Turning Limited Access Into Full Control
Initial access rarely comes with high-level permissions. Attackers work methodically to increase their privileges. They search for misconfigured accounts, weak delegation settings, and outdated permissions that no longer serve a real purpose. Over time, they stack small advantages into full administrative control. This process does not rely on advanced exploits in many cases. It relies on years of accumulated technical debt inside identity systems. When escalation succeeds, attackers gain the same power as domain admins, without triggering obvious alarms.
Moving Sideways Without Resistance
With higher privileges, attackers begin moving across the network. Active Directory makes this easier because it connects users, machines, and services. Attackers use trusted relationships to access file servers, application servers, and management systems. Each move expands their visibility and reach. Because access comes through valid credentials, security tools often treat these actions as legitimate. At this stage, the breach stops being isolated. It becomes widespread, even though users may notice nothing unusual.
Locking In Long-Term Access
Attackers do not assume they will stay undetected forever. They prepare for that moment by creating ways to return. This might include adding hidden accounts, modifying group policies, or changing permissions in ways that survive password resets. These changes blend into complex environments, especially where documentation is outdated. Even if defenders remove the original entry point, these hidden paths can reopen access. This persistence is one of the reasons breaches resurface after teams believe they have cleaned up.
Weakening Security From the Inside
Once attackers control identity, security tools become less effective. Attackers can reduce logging, weaken alerts, or exclude their own activity from detection rules. They may alter group policies to limit endpoint protection or delay updates. Because these changes come from trusted identity sources, they rarely raise immediate concern. This gives attackers freedom to operate while defenders lose visibility. At this point, the organization may still think it has time, when in reality, control is already slipping.
Business Systems Become Easy Targets
Once attackers control Active Directory, business systems are no longer protected by strong boundaries. Email platforms, internal applications, and cloud services often rely on AD for authentication. With valid credentials and elevated rights, attackers can access sensitive data without breaking anything. They may read executive emails, export databases, or quietly copy intellectual property. These actions do not always cause immediate disruption, which makes them harder to detect. The longer attackers stay unnoticed, the more data they collect and the greater the eventual impact on the organization.
Ransomware Becomes a Coordinated Event
Ransomware rarely appears at the start of an attack. It usually comes after attackers feel confident they control the environment. Active Directory allows them to push ransomware across many systems at once using group policies or management tools. This coordination is what makes ransomware incidents so damaging. Systems fail at the same time, backups may be unreachable, and response teams lose options quickly. At this stage, the attack shifts from silent abuse to visible disruption, often when it is hardest to respond effectively.

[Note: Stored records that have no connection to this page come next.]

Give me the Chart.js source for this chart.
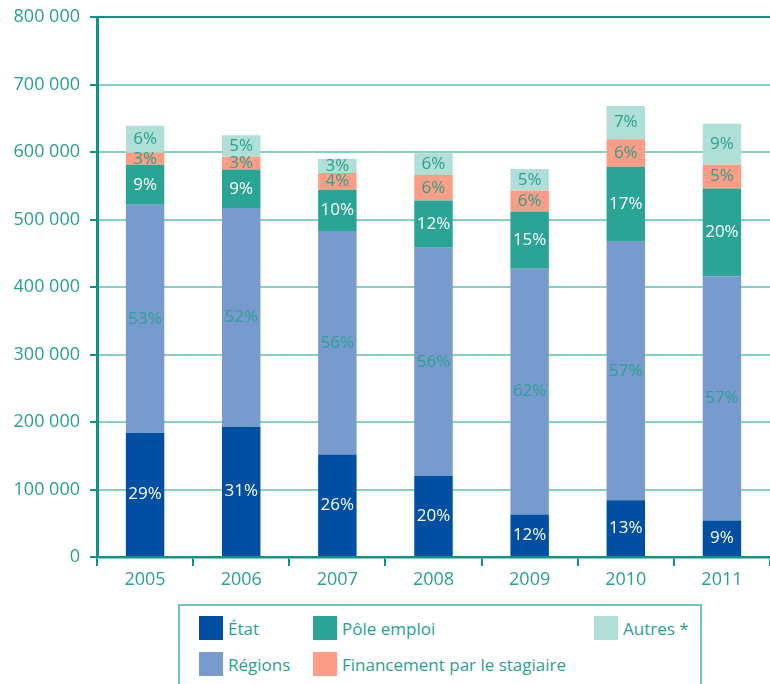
<!DOCTYPE html>
<html lang="fr">
<head>
<meta charset="utf-8">
<title>Financement de la formation</title>
<script src="https://cdn.jsdelivr.net/npm/chart.js@4.4.1/dist/chart.umd.min.js"></script>
<style>
  body { margin: 0; background: #fff; font-family: 'Open Sans', sans-serif; }
  #wrap { position: relative; width: 770px; height: 684px; overflow: hidden; }
  #zone { position: absolute; left: 0; top: 0; width: 770px; height: 600px; }
  #legende { position: absolute; left: 178px; top: 604px; width: 524px; height: 110px;
             border: 2px solid #6cc5b8; box-sizing: border-box; }
  .item { position: absolute; display: flex; align-items: center; color: #2aa18f; font-size: 17px; white-space: nowrap; }
  .carre { width: 24px; height: 24px; margin-right: 5px; }
</style>
</head>
<body>
<div id="wrap">
  <div id="zone"><canvas id="graphique"></canvas></div>
  <div id="legende"></div>
</div>
<script>
// Données (nombre de stagiaires par financeur)
const annees = ['2005', '2006', '2007', '2008', '2009', '2010', '2011'];
const etat = [184000, 193000, 152000, 120000, 63000, 84000, 54000];
const regions = [338000, 324000, 331000, 338000, 364000, 383000, 362000];
const poleEmploi = [59000, 57000, 61000, 70000, 85000, 111000, 130000];
const stagiaire = [18000, 19000, 25000, 38000, 31000, 41000, 35000];
const autres = [40000, 32000, 21000, 32000, 32000, 49000, 61000];

// Parts affichées dans les barres (%)
const pctEtat = [29, 31, 26, 20, 12, 13, 9];
const pctRegions = [53, 52, 56, 56, 62, 57, 57];
const pctPole = [9, 9, 10, 12, 15, 17, 20];
const pctStagiaire = [3, 3, 4, 6, 6, 6, 5];
const pctAutres = [6, 5, 3, 6, 5, 7, 9];

const graduations = [0, 100000, 200000, 300000, 400000, 500000, 600000, 700000, 800000];

const TEAL = '#2aa18f';
const TEAL_FONCE = '#0f9482';
const TEAL_CLAIR = '#86d0c4';

const series = [
    { label: 'État', data: etat, pct: pctEtat, couleur: '#004fa3', texte: '#ffffff' },
    { label: 'Régions', data: regions, pct: pctRegions, couleur: '#789bcf', texte: TEAL },
    { label: 'Pôle emploi', data: poleEmploi, pct: pctPole, couleur: '#2aa595', texte: '#ffffff' },
    { label: 'Financement par le stagiaire', data: stagiaire, pct: pctStagiaire, couleur: '#fd9d85', texte: TEAL },
    { label: 'Autres *', data: autres, pct: pctAutres, couleur: '#b0dfd8', texte: TEAL }
];

function formatNombre(v) {
    return String(v).replace(/\B(?=(\d{3})+(?!\d))/g, ' ');
}

// pourcentages au milieu de chaque segment
const etiquettes = {
    id: 'etiquettes',
    afterDatasetsDraw(chart) {
        const ctx = chart.ctx;
        ctx.save();
        ctx.font = '17px "Open Sans"';
        ctx.textAlign = 'center';
        ctx.textBaseline = 'middle';
        series.forEach((s, i) => {
            chart.getDatasetMeta(i).data.forEach((bar, j) => {
                ctx.fillStyle = s.texte;
                ctx.fillText(s.pct[j] + '%', bar.x, (bar.y + bar.base) / 2);
            });
        });
        ctx.restore();
    }
};

new Chart(document.getElementById('graphique'), {
    type: 'bar',
    data: {
        labels: annees,
        datasets: series.map(s => ({
            label: s.label,
            data: s.data,
            backgroundColor: s.couleur,
            borderWidth: 0,
            barPercentage: 0.4,
            categoryPercentage: 1
        }))
    },
    options: {
        responsive: true,
        maintainAspectRatio: false,
        animation: false,
        layout: { padding: { top: 17, right: 0, left: 0, bottom: 0 } },
        plugins: {
            legend: { display: false },
            tooltip: { enabled: false }
        },
        scales: {
            x: {
                stacked: true,
                afterFit: scale => { scale.height = 43; },
                border: { color: TEAL_FONCE, width: 2.5 },
                grid: { drawOnChartArea: false, drawTicks: true, tickLength: 9, color: TEAL_FONCE, lineWidth: 2 },
                ticks: { color: TEAL, font: { family: 'Open Sans', size: 18 }, padding: 3 }
            },
            y: {
                stacked: true,
                min: 0,
                max: 800000,
                afterFit: scale => {
                    scale.width = 97;
                    scale.paddingTop = 0;
                    scale.paddingBottom = 0;
                },
                afterBuildTicks: scale => { scale.ticks = graduations.map(v => ({ value: v })); },
                border: { color: TEAL_FONCE, width: 3 },
                grid: {
                    color: c => c.tick && c.tick.value === 800000 ? TEAL_FONCE : TEAL_CLAIR,
                    tickColor: TEAL_FONCE,
                    lineWidth: 2,
                    tickLength: 7
                },
                ticks: {
                    color: TEAL,
                    font: { family: 'Open Sans', size: 18 },
                    padding: 10,
                    callback: v => formatNombre(v)
                }
            }
        }
    },
    plugins: [etiquettes]
});

// légende en encadré, deux lignes
const positionsLegende = [
    { serie: 0, left: 19, top: 10 },
    { serie: 2, left: 133, top: 10 },
    { serie: 4, left: 414, top: 10 },
    { serie: 1, left: 19, top: 46 },
    { serie: 3, left: 133, top: 46 }
];
const boite = document.getElementById('legende');
positionsLegende.forEach(p => {
    const s = series[p.serie];
    const el = document.createElement('div');
    el.className = 'item';
    el.style.left = p.left + 'px';
    el.style.top = p.top + 'px';
    el.innerHTML = '<span class="carre" style="background:' + s.couleur + '"></span>';
    const txt = document.createElement('span');
    txt.textContent = s.label;
    el.appendChild(txt);
    boite.appendChild(el);
});
</script>
</body>
</html>
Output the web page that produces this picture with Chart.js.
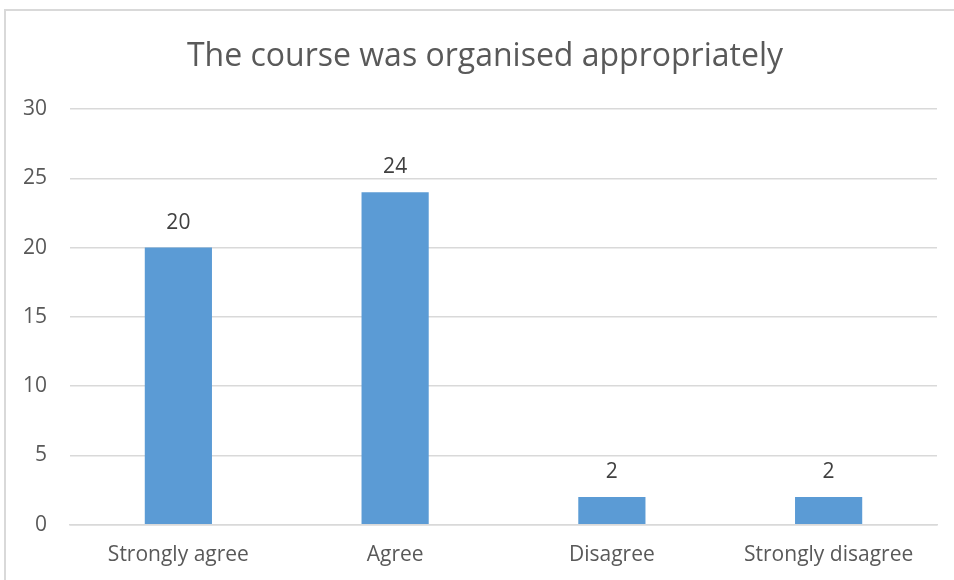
<!DOCTYPE html>
<html>
<head>
<meta charset="utf-8">
<script src="https://cdn.jsdelivr.net/npm/chart.js@4"></script>
<style>
  html, body { margin: 0; padding: 0; background: #fff; overflow: hidden; }
  #frame { position: absolute; left: 4px; top: 9px; width: 1000px; height: 1000px;
           border: 2px solid #d9d9d9; box-sizing: border-box; }
  #wrap { position: absolute; left: 0; top: 0; width: 954px; height: 580px; }
</style>
</head>
<body>
<div id="frame"></div>
<div id="wrap"><canvas id="grafico"></canvas></div>
<script>
const categorias = ['Strongly agree', 'Agree', 'Disagree', 'Strongly disagree'];
const respostas = [20, 24, 2, 2];
const tituloTexto = 'The course was organised appropriately';

const fonte = "'Open Sans', 'Noto Sans', sans-serif";

// escreve o valor em cima de cada barra e o titulo
const rotulos = {
    id: 'rotulos',
    afterDatasetsDraw(chart) {
        const c = chart.ctx;
        const meta = chart.getDatasetMeta(0);
        c.save();
        c.font = '21px ' + fonte;
        c.fillStyle = '#404040';
        c.textAlign = 'center';
        c.textBaseline = 'middle';
        meta.data.forEach(function(bar, i) {
            c.fillText(respostas[i], bar.x, bar.y - 25);
        });
        // titulo centrado como no Excel
        c.font = '32px ' + fonte;
        c.fillStyle = '#595959';
        c.fillText(tituloTexto, 485, 57);
        c.restore();
    }
};

new Chart(document.getElementById('grafico'), {
    type: 'bar',
    data: {
        labels: categorias,
        datasets: [{
            data: respostas,
            backgroundColor: '#5b9bd5',
            barPercentage: 0.31,
            categoryPercentage: 1
        }]
    },
    plugins: [rotulos],
    options: {
        responsive: true,
        maintainAspectRatio: false,
        animation: false,
        layout: { padding: { left: 0, right: 17, top: 109, bottom: -6 } },
        plugins: {
            legend: { display: false },
            tooltip: { enabled: false },
            title: { display: false }
        },
        scales: {
            x: {
                grid: { display: false, drawTicks: false },
                border: { display: true, color: '#d9d9d9', width: 1.5 },
                ticks: { color: '#595959', font: { family: fonte, size: 21 }, padding: 18 }
            },
            y: {
                min: 0,
                max: 30,
                afterFit(scale) { scale.width = 70; },
                grid: { color: '#d9d9d9', lineWidth: 1.5, drawTicks: false },
                border: { display: false },
                ticks: { stepSize: 5, color: '#595959', font: { family: fonte, size: 21 }, padding: 23 }
            }
        }
    }
});
</script>
</body>
</html>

Monitoring Alone Leaves Gaps
Traditional monitoring tools look for unusual behavior, but attackers who control identity often behave in expected ways. They log in using real accounts and follow normal access paths. This makes it difficult for alerts to trigger at the right time. Logs may show activity, but without context, teams struggle to separate normal admin work from abuse. This gap leaves organizations blind during critical moments. Better visibility into identity changes and permission use helps teams understand what truly matters during an incident.
Where Teams Should Focus Moving Forward
Defending Active Directory requires more than strong passwords and patching. Teams need clear ownership of identity security, regular reviews of permissions, and tested recovery plans. Knowing who can change what matters just as much as knowing who logs in. Preparing for identity compromise reduces panic during real incidents and limits damage. This work does not require advanced tools alone. It requires attention, documentation, and a mindset that treats identity as core infrastructure, not background plumbing.
When attackers gain control of Active Directory, the breach enters a more dangerous phase. Identity control gives them speed, reach, and staying power. They can move quietly, weaken defenses, and choose when to strike. The real lesson is not just that Active Directory is important, but that its compromise changes everything that follows. Organizations that understand this shift prepare differently. They focus on visibility, limit excessive permissions, and plan recovery with identity in mind. That preparation does not stop every attack, but it does reduce chaos, shorten downtime, and protect trust when it matters most.